By Omar Bah
Hadjan Doucoure, an official of Unesco Dakar Office Senegal, who was addressing a five-day capacity building seminar for youths in Gambia, has said that The Gambia needs to go through a number of reforms that sometimes require patience after 22 years of dictatorship.
She further said the country is facing historical changes and those changes will not happen overnight and there could be much frustration, disappointments or criticisms that could sometimes lead to escalation of tensions.
The Unesco official said all these challenges can be addressed in one way or the other if there is patience from the Gambian populace, “But let me make it very clear without peace there will be no development and the lives of many people will turn into nightmare. As Nelson Mandela once said: No one is born hating another person because of the color of his skin; or his background or religion. People must learn to hate and if they can learn to hate, they can be taught to love. Love comes more naturally to the human heart than its opposite,” she recalled.
The Unesco official also stressed that, if young people are given the chance, and provided the necessary skills to take the lead in their own affairs, they can help build bridges to join the gaps our fathers and forefathers have left behind.

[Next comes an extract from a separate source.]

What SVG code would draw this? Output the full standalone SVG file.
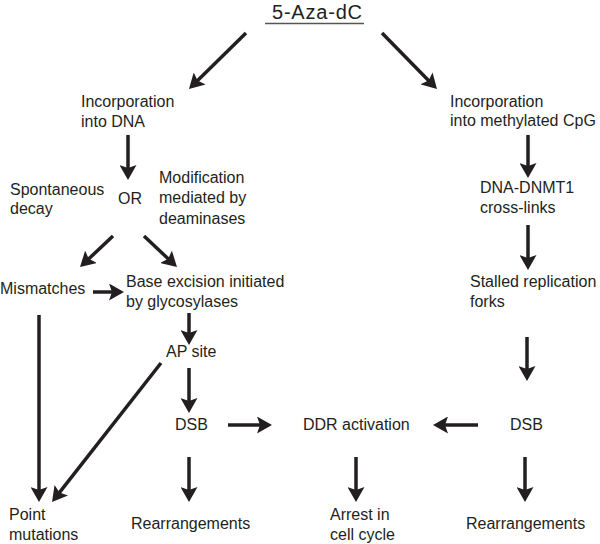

Meanwhile, the head of UNFPA Gambia office, Mr. Kunle Adeniji, described young people as the engine of growth as they constitute the labour force of Africa
He said everything that Gambia and the world do should be centered on the young people. “The peace and development of this country is in the hands of young people,” he added.
Funded by the United Nations Population Fund (UNFPA) and Unesco, the seminar focuses on engagement to foster global citizenship, sustainable development initiative and peace building in The Gambia.
It is part of the nation’s preparation for the launch of a truth and reconciliation commission, following human rights abuses by ex-president Yahya Jammeh.